SET EXERCISE »
Return the listing below verbatim. Pictures do not belong in the copy.

INFORMATION SUPPLIED »
+===+

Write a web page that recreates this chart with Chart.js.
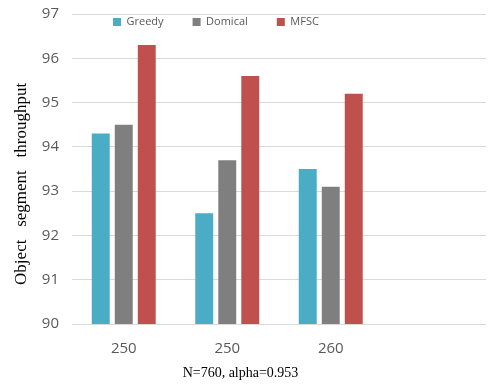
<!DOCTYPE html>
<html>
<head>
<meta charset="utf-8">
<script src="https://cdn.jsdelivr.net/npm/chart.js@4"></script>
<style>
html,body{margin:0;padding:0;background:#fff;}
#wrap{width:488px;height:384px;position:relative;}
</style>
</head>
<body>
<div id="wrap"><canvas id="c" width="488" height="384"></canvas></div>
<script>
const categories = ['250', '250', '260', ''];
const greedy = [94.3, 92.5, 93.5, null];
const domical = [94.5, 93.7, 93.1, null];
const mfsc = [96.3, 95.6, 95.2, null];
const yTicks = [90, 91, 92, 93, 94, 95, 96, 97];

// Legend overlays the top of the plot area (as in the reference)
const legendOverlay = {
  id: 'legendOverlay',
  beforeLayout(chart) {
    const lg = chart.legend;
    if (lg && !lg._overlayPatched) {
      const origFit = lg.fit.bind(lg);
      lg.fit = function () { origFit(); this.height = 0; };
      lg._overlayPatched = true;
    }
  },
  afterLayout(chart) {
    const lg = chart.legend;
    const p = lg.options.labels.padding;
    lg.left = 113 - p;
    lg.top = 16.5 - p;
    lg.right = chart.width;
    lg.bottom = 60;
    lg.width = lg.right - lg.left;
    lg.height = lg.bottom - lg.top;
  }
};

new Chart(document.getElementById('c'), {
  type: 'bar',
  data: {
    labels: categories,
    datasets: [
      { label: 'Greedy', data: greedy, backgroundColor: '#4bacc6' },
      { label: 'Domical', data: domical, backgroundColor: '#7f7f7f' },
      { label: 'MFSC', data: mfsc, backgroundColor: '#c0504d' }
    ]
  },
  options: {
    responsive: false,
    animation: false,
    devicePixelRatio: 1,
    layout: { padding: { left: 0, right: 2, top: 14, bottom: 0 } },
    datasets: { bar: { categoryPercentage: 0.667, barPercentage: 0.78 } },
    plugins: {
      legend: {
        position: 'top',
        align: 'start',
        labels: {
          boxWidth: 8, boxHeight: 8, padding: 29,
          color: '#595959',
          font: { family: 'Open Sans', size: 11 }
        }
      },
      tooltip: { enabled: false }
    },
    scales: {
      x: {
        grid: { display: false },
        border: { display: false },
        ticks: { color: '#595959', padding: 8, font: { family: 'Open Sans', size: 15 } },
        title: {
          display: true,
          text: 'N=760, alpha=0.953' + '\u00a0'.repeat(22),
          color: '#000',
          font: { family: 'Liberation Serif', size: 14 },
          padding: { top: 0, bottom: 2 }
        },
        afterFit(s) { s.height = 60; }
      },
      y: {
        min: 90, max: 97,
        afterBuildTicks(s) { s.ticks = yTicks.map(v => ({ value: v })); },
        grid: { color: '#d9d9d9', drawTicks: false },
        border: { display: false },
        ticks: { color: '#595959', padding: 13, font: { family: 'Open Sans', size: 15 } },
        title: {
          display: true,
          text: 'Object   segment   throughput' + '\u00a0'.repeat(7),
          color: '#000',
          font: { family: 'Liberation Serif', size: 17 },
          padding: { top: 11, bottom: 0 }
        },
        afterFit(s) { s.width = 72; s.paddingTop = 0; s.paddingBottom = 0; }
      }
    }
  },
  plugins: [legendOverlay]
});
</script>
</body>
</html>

+===+

REPLY »
Write a web page that recreates this chart with Chart.js.
<!DOCTYPE html>
<html>
<head>
<meta charset="utf-8">
<script src="https://cdn.jsdelivr.net/npm/chart.js@4"></script>
<style>
html,body{margin:0;padding:0;background:#fff;}
#wrap{width:488px;height:384px;position:relative;}
</style>
</head>
<body>
<div id="wrap"><canvas id="c" width="488" height="384"></canvas></div>
<script>
const categories = ['250', '250', '260', ''];
const greedy = [94.3, 92.5, 93.5, null];
const domical = [94.5, 93.7, 93.1, null];
const mfsc = [96.3, 95.6, 95.2, null];
const yTicks = [90, 91, 92, 93, 94, 95, 96, 97];

// Legend overlays the top of the plot area (as in the reference)
const legendOverlay = {
  id: 'legendOverlay',
  beforeLayout(chart) {
    const lg = chart.legend;
    if (lg && !lg._overlayPatched) {
      const origFit = lg.fit.bind(lg);
      lg.fit = function () { origFit(); this.height = 0; };
      lg._overlayPatched = true;
    }
  },
  afterLayout(chart) {
    const lg = chart.legend;
    const p = lg.options.labels.padding;
    lg.left = 113 - p;
    lg.top = 16.5 - p;
    lg.right = chart.width;
    lg.bottom = 60;
    lg.width = lg.right - lg.left;
    lg.height = lg.bottom - lg.top;
  }
};

new Chart(document.getElementById('c'), {
  type: 'bar',
  data: {
    labels: categories,
    datasets: [
      { label: 'Greedy', data: greedy, backgroundColor: '#4bacc6' },
      { label: 'Domical', data: domical, backgroundColor: '#7f7f7f' },
      { label: 'MFSC', data: mfsc, backgroundColor: '#c0504d' }
    ]
  },
  options: {
    responsive: false,
    animation: false,
    devicePixelRatio: 1,
    layout: { padding: { left: 0, right: 2, top: 14, bottom: 0 } },
    datasets: { bar: { categoryPercentage: 0.667, barPercentage: 0.78 } },
    plugins: {
      legend: {
        position: 'top',
        align: 'start',
        labels: {
          boxWidth: 8, boxHeight: 8, padding: 29,
          color: '#595959',
          font: { family: 'Open Sans', size: 11 }
        }
      },
      tooltip: { enabled: false }
    },
    scales: {
      x: {
        grid: { display: false },
        border: { display: false },
        ticks: { color: '#595959', padding: 8, font: { family: 'Open Sans', size: 15 } },
        title: {
          display: true,
          text: 'N=760, alpha=0.953' + '\u00a0'.repeat(22),
          color: '#000',
          font: { family: 'Liberation Serif', size: 14 },
          padding: { top: 0, bottom: 2 }
        },
        afterFit(s) { s.height = 60; }
      },
      y: {
        min: 90, max: 97,
        afterBuildTicks(s) { s.ticks = yTicks.map(v => ({ value: v })); },
        grid: { color: '#d9d9d9', drawTicks: false },
        border: { display: false },
        ticks: { color: '#595959', padding: 13, font: { family: 'Open Sans', size: 15 } },
        title: {
          display: true,
          text: 'Object   segment   throughput' + '\u00a0'.repeat(7),
          color: '#000',
          font: { family: 'Liberation Serif', size: 17 },
          padding: { top: 11, bottom: 0 }
        },
        afterFit(s) { s.width = 72; s.paddingTop = 0; s.paddingBottom = 0; }
      }
    }
  },
  plugins: [legendOverlay]
});
</script>
</body>
</html>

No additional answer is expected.